- **Written request**
Using the records that appear below, write out exactly the lines from the one with "Generate a web" through the one with "let ciTicks = [2.0, 2.1, 2.2, 2.3, 2.4, 2.5];", keeping both end lines.

**** Data listing ****

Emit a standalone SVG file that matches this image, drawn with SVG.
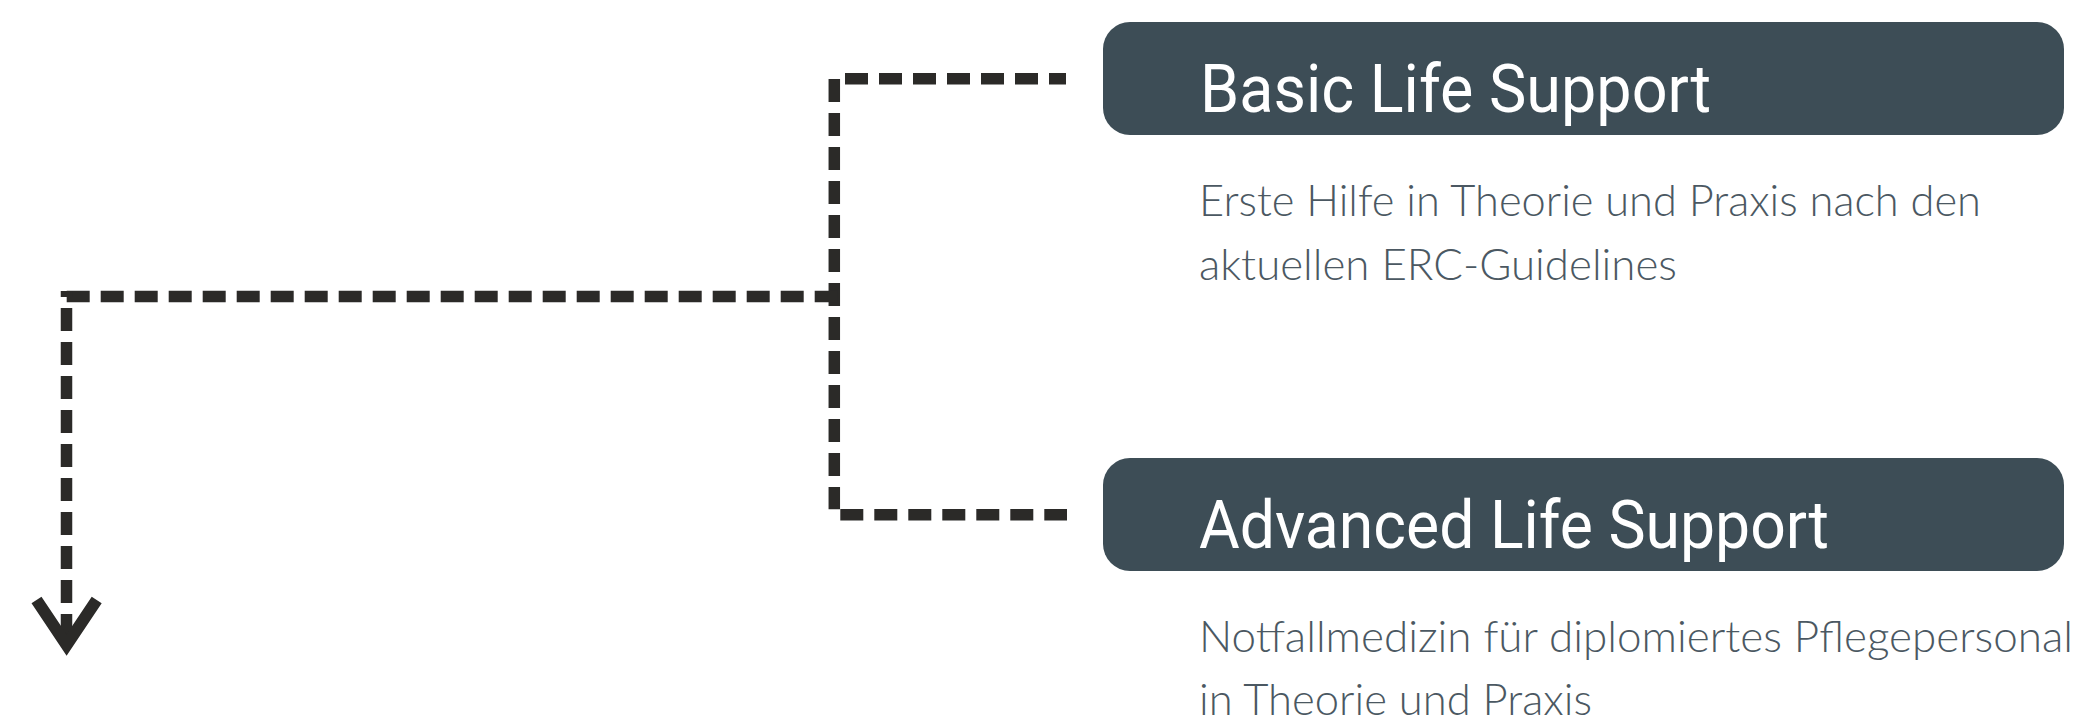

****
**** Data listing ****

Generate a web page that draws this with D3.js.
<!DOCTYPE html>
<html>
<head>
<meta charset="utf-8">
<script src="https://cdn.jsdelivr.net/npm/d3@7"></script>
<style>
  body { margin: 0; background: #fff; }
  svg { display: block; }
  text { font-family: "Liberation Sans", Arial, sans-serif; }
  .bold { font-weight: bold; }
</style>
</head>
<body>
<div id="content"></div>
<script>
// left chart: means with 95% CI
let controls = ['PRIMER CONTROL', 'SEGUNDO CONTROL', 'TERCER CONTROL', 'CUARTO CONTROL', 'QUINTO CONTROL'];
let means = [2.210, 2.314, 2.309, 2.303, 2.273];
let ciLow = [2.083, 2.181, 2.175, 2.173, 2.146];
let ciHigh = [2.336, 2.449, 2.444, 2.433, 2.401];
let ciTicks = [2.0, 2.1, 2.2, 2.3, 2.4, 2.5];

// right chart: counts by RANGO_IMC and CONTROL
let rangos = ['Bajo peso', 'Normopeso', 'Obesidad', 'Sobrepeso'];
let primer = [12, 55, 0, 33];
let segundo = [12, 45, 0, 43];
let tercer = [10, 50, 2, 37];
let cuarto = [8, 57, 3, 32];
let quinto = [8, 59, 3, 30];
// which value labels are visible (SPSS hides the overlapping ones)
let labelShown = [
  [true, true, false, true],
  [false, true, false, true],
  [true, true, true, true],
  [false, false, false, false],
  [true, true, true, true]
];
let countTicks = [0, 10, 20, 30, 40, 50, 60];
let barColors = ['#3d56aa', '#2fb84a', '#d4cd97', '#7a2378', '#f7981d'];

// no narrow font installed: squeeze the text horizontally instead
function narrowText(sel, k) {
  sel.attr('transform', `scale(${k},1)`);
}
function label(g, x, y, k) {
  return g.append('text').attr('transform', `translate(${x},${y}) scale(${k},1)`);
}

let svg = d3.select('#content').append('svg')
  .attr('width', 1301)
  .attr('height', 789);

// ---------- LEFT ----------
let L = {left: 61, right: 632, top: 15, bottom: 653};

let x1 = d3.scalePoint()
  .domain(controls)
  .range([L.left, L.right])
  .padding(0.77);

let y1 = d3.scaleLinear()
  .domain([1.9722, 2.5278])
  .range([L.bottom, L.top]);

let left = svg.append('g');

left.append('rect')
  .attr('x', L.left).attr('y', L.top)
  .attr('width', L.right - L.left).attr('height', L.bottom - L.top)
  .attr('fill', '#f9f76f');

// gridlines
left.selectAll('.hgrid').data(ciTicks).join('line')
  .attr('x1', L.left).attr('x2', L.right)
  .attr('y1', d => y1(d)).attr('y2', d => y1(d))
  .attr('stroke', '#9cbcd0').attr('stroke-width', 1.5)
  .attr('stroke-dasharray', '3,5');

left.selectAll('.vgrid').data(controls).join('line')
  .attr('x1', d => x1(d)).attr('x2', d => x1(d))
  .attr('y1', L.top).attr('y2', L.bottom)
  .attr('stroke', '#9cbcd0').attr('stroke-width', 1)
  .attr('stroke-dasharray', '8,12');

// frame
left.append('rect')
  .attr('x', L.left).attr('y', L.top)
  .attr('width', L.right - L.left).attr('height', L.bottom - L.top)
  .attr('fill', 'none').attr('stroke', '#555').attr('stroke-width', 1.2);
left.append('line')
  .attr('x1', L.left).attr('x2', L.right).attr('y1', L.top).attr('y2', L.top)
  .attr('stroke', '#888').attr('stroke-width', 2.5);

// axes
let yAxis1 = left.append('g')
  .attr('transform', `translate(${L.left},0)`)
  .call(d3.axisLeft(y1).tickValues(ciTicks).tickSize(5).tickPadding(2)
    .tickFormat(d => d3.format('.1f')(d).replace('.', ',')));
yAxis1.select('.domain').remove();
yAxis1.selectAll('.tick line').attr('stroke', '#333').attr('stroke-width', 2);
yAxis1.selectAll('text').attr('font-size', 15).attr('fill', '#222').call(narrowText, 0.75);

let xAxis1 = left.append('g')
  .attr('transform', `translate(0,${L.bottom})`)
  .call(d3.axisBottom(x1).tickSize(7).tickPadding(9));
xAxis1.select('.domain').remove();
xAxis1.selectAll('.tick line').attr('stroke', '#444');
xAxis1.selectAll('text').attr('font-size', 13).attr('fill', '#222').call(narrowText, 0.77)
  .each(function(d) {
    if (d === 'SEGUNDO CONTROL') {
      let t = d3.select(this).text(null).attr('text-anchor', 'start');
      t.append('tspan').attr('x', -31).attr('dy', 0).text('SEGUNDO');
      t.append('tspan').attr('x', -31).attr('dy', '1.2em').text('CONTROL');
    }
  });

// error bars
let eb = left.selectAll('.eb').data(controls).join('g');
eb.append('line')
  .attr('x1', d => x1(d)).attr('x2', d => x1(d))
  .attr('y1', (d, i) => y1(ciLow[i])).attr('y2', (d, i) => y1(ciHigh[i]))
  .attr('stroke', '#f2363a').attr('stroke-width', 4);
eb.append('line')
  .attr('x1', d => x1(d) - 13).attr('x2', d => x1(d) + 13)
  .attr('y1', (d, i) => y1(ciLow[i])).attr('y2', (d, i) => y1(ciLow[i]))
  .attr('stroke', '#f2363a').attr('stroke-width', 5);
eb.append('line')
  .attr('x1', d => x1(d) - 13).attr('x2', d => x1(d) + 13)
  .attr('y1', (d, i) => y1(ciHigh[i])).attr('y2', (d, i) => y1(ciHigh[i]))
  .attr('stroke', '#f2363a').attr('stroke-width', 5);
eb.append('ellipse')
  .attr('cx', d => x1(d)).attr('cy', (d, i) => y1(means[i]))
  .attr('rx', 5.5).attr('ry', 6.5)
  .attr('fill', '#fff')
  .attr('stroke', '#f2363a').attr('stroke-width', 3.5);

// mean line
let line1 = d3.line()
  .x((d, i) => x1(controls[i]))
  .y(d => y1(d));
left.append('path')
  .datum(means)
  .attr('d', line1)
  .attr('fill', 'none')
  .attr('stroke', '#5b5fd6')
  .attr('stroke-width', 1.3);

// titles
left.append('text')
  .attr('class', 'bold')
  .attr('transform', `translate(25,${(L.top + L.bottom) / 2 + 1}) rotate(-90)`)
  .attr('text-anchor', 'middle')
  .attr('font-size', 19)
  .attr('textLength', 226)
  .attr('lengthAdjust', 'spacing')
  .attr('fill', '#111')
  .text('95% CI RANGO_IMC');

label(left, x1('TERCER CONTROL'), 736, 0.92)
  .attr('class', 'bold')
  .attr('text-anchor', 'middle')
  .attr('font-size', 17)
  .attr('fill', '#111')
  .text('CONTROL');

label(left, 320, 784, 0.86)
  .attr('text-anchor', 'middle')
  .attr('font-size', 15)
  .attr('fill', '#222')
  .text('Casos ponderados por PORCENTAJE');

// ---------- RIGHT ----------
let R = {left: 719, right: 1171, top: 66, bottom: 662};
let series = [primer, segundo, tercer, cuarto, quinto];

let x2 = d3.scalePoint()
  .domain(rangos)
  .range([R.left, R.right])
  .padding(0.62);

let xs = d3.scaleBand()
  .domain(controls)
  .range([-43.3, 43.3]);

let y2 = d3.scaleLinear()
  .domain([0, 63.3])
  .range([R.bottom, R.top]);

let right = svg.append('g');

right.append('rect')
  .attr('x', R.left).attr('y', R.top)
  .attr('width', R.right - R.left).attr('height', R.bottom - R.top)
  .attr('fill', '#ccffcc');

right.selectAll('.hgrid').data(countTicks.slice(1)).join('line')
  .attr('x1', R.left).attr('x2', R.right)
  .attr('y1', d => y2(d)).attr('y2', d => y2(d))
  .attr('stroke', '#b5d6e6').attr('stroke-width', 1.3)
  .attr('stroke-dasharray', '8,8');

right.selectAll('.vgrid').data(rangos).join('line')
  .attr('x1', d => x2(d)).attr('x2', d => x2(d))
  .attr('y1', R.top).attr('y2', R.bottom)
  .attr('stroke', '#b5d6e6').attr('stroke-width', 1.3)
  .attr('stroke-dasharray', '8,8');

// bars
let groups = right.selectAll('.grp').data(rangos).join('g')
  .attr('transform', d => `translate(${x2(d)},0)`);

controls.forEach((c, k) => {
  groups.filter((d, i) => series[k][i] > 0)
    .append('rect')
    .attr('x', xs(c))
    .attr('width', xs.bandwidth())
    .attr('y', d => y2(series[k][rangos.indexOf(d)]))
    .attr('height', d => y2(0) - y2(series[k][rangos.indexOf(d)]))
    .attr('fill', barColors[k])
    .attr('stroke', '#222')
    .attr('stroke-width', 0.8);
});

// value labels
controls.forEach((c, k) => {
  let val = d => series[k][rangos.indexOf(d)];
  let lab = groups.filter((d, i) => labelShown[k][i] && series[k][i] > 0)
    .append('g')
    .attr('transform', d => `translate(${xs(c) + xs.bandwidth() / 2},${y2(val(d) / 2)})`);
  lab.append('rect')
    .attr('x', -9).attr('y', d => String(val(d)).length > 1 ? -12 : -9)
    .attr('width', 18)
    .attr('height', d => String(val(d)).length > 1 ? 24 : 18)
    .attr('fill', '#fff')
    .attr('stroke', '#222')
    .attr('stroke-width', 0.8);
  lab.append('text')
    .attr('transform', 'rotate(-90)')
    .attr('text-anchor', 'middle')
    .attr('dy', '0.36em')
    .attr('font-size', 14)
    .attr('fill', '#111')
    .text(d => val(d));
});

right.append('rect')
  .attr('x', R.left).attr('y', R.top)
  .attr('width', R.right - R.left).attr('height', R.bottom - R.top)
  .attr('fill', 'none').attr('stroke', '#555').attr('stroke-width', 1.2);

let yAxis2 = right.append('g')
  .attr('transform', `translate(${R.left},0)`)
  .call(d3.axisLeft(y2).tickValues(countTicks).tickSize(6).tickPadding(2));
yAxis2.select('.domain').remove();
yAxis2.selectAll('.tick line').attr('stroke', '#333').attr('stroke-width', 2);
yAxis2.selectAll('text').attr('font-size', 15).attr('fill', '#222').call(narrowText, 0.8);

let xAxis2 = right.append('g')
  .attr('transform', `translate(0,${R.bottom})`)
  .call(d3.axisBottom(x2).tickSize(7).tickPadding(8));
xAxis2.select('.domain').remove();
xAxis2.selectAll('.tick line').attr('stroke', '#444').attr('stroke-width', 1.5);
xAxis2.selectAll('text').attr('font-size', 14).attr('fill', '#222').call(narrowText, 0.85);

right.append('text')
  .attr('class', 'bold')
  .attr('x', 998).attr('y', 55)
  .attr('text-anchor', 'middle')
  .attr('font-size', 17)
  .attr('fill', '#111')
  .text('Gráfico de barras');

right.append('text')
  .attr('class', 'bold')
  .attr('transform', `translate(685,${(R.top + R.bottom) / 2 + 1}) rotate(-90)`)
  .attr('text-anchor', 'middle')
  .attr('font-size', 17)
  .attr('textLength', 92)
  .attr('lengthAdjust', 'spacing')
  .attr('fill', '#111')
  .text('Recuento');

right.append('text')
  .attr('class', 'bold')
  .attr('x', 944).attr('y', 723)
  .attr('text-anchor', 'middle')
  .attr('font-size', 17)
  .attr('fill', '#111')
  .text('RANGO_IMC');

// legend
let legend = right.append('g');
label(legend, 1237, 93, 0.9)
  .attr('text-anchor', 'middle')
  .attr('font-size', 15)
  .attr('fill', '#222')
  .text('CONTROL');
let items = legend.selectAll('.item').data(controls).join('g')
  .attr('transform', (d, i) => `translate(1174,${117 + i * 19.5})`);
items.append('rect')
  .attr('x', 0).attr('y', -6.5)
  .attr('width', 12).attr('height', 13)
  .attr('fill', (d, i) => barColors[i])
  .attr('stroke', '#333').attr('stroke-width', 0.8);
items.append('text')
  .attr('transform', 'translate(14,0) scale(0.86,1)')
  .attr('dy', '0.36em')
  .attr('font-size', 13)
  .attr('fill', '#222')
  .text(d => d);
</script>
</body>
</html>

****

- **Full response**
Generate a web page that draws this with D3.js.
<!DOCTYPE html>
<html>
<head>
<meta charset="utf-8">
<script src="https://cdn.jsdelivr.net/npm/d3@7"></script>
<style>
  body { margin: 0; background: #fff; }
  svg { display: block; }
  text { font-family: "Liberation Sans", Arial, sans-serif; }
  .bold { font-weight: bold; }
</style>
</head>
<body>
<div id="content"></div>
<script>
// left chart: means with 95% CI
let controls = ['PRIMER CONTROL', 'SEGUNDO CONTROL', 'TERCER CONTROL', 'CUARTO CONTROL', 'QUINTO CONTROL'];
let means = [2.210, 2.314, 2.309, 2.303, 2.273];
let ciLow = [2.083, 2.181, 2.175, 2.173, 2.146];
let ciHigh = [2.336, 2.449, 2.444, 2.433, 2.401];
let ciTicks = [2.0, 2.1, 2.2, 2.3, 2.4, 2.5];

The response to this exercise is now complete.